The wealth generation cycle: investing
The last phase in the cycle is all about growing your wealth more assertively. It’s not just about increasing your earning power or relying on your bank’s time deposit rates to cancel out inflation, but of exploring other opportunities for financial growth. Unlike earning and saving, however, investing comes with a higher degree of risk. You can actually lose money when you make calls that don’t work. Then again, these moments are also opportunities to learn.
Many people are hesitant to cross over to this phase because they’re quite happy with doing the first three—earning, saving, and protecting—on repeat. And there’s nothing wrong with that. At the end of the day, it’s your choice.
However, if you’re comfortable enough to get a little uncomfortable, then you can explore your options. Do you want to buy and sell on the stock market? Perhaps you want to start a new business. Do your research well. Alternatively, you also have the option to combine your protection and investment plans by getting variable universal life, life insurance that comes with investment opportunities.
The number one rule in investing, especially for beginners, is to invest only an amount that you can afford to lose. If you can only afford to lose P5,000, then don’t bite more than you can chew.
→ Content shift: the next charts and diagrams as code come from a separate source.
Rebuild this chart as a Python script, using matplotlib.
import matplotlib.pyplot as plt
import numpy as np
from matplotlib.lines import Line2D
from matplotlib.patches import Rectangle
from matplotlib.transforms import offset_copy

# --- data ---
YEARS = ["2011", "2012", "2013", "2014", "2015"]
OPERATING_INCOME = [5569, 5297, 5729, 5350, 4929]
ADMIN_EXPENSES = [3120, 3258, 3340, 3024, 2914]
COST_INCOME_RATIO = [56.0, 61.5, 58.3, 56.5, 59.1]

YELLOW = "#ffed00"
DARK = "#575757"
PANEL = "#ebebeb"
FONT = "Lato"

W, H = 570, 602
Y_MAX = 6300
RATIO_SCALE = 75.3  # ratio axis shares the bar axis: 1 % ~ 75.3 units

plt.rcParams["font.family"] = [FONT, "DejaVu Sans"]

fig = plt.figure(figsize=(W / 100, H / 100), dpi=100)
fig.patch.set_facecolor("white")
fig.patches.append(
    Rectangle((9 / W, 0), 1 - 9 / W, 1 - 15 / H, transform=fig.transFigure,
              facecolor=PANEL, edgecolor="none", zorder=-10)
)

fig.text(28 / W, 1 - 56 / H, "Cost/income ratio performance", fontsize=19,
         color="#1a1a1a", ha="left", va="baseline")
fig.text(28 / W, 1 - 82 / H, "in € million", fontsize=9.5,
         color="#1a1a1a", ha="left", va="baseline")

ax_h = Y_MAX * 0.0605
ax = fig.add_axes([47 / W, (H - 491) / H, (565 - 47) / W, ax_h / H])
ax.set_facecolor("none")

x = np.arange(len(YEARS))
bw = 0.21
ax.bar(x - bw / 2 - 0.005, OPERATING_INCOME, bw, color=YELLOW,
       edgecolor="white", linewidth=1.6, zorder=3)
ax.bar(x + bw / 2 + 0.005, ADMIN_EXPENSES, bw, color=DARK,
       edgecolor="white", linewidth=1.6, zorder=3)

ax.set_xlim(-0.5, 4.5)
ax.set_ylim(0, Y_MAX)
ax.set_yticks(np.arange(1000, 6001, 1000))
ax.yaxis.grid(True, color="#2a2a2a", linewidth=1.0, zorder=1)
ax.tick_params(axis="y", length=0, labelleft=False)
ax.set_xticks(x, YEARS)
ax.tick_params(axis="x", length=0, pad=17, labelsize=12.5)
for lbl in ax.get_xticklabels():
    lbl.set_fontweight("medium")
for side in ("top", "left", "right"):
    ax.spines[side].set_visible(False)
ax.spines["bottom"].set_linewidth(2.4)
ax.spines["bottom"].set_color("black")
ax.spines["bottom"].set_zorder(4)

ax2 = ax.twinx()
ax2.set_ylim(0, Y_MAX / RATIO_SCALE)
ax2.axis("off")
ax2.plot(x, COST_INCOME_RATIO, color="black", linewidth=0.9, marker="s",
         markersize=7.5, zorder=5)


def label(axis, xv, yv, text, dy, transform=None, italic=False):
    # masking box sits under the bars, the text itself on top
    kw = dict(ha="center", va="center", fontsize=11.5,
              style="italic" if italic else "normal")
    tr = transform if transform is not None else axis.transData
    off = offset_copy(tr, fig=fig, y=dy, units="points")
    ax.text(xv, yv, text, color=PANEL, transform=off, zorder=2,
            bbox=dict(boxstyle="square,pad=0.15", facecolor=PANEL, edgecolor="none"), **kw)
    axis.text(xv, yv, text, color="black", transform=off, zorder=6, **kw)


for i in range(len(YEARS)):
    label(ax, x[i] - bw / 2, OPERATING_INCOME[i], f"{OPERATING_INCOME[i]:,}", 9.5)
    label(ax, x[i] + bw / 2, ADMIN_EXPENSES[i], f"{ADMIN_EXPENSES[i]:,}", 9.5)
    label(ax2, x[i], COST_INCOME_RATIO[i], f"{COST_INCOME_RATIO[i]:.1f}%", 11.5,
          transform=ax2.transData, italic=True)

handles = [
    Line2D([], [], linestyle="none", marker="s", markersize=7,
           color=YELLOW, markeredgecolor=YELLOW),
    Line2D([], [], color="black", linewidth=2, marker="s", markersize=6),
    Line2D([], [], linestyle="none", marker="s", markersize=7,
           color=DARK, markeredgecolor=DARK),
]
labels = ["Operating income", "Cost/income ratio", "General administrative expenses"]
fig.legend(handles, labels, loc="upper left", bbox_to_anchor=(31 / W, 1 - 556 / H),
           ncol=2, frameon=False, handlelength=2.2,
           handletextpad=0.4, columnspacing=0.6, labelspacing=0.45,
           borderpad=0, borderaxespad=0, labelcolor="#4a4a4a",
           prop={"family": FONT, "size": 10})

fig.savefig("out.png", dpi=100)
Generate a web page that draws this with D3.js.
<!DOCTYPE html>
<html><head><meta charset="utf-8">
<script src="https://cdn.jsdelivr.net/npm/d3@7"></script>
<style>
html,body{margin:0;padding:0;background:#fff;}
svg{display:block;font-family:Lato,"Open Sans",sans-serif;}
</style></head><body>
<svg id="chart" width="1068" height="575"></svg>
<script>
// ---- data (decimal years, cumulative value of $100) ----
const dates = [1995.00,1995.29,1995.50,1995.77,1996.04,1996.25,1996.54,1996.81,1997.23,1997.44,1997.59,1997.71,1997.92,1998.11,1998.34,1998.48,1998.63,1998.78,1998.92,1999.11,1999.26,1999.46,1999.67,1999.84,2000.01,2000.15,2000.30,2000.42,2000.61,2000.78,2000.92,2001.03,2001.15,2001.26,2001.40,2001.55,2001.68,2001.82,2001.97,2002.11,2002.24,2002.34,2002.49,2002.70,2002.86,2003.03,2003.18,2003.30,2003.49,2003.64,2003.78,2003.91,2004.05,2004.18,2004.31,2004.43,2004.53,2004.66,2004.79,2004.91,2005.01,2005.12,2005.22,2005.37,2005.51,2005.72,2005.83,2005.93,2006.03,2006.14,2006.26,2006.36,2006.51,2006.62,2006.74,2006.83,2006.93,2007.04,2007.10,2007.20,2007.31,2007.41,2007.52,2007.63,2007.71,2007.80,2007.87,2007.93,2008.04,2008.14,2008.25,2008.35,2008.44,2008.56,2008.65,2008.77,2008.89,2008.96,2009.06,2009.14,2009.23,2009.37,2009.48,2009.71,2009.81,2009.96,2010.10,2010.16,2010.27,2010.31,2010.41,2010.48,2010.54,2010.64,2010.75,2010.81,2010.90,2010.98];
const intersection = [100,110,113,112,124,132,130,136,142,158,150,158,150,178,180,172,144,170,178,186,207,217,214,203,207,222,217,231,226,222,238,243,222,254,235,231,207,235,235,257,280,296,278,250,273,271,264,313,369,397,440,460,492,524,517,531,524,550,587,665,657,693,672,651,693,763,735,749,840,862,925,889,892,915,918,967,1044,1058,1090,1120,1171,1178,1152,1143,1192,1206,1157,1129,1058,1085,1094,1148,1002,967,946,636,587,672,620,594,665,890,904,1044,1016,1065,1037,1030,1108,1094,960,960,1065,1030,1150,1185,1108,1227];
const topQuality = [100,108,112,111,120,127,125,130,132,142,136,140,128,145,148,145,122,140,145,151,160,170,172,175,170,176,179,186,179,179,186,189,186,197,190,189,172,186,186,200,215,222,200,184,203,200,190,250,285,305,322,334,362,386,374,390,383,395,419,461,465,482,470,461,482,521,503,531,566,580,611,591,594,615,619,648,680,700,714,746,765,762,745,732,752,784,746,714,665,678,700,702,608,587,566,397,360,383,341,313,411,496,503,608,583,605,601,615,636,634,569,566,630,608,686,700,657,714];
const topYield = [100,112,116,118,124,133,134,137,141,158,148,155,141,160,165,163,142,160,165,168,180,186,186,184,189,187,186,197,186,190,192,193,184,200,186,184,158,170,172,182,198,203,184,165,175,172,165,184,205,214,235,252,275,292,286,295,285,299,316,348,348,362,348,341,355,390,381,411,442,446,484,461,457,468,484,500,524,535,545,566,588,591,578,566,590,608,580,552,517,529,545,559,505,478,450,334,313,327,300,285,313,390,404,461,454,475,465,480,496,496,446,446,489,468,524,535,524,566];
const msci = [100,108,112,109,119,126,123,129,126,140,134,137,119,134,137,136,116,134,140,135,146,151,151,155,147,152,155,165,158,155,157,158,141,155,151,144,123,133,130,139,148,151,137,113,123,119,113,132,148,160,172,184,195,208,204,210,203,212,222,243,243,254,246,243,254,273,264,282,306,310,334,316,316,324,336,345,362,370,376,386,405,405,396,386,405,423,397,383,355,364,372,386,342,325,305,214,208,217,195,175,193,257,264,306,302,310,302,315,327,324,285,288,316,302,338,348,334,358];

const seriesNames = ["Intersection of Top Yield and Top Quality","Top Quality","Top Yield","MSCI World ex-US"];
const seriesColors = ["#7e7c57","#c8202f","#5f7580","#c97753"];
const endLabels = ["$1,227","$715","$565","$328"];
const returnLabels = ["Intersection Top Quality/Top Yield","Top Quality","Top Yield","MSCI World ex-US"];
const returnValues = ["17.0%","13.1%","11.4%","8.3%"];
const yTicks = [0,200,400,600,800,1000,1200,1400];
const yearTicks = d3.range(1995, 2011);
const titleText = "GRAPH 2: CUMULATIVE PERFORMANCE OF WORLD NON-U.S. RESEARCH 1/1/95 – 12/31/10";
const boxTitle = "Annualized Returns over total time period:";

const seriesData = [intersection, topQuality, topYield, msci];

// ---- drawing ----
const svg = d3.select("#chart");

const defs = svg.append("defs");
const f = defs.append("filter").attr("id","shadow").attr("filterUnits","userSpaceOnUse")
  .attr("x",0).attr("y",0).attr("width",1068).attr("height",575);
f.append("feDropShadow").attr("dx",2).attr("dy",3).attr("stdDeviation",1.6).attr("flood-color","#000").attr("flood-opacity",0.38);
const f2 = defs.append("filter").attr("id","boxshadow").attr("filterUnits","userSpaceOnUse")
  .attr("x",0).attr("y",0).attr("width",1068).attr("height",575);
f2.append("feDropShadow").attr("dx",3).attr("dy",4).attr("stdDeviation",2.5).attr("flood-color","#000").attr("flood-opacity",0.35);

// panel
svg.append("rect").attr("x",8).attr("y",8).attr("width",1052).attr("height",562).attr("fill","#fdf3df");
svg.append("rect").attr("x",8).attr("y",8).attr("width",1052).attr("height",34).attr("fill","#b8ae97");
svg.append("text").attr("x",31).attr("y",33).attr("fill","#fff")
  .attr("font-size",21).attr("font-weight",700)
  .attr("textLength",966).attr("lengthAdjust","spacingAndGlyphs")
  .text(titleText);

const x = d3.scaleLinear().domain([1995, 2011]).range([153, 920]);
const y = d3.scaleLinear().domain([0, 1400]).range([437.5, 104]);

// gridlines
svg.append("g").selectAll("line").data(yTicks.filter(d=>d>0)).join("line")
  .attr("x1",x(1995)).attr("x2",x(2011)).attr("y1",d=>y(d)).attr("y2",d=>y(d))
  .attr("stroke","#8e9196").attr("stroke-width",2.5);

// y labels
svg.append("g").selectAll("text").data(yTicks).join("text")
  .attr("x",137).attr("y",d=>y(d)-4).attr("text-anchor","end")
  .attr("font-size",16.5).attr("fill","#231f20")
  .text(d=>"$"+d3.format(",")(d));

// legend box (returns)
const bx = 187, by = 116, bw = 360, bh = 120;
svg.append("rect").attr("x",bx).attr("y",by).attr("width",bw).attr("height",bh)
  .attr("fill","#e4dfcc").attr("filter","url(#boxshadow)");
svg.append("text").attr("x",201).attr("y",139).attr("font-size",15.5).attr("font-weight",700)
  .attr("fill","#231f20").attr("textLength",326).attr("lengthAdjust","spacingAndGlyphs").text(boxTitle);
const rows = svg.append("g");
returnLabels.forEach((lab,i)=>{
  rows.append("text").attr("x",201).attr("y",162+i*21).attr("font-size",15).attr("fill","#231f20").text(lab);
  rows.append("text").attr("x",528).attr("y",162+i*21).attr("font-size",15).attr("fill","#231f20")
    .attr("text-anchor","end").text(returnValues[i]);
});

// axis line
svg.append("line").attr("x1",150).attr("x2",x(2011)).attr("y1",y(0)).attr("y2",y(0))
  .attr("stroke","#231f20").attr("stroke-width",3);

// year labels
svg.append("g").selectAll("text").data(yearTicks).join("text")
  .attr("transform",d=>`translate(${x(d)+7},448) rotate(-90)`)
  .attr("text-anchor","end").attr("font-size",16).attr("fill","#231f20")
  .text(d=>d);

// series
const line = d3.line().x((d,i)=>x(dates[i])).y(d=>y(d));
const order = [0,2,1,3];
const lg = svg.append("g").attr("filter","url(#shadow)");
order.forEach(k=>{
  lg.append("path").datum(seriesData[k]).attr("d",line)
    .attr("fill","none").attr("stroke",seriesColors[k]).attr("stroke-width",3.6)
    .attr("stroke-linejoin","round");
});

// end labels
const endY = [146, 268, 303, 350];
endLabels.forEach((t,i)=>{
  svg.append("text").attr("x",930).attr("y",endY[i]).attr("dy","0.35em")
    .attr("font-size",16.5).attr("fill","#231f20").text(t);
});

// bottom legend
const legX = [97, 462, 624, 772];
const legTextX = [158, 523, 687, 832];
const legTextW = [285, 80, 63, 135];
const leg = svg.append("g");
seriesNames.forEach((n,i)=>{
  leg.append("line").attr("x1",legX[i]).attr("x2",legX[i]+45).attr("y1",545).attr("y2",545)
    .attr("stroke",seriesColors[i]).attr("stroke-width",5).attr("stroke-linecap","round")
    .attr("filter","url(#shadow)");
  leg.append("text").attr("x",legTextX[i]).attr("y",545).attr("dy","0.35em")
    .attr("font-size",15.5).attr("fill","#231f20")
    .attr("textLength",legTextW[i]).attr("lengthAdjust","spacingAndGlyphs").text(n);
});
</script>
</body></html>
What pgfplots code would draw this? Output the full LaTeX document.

The wealth generation cycle is never-ending. While the natural progression is to move from one level up to the next, it doesn’t mean that you should neglect the levels you left behind. Even as you’re investing, don’t forget to work on earning, saving, and protecting. Since it’s a cycle, one level impacts the rest. If you’re successful at investing, that’ll give you more earning power, which translates to more savings, more wealth to protect, and more money to invest. Good luck!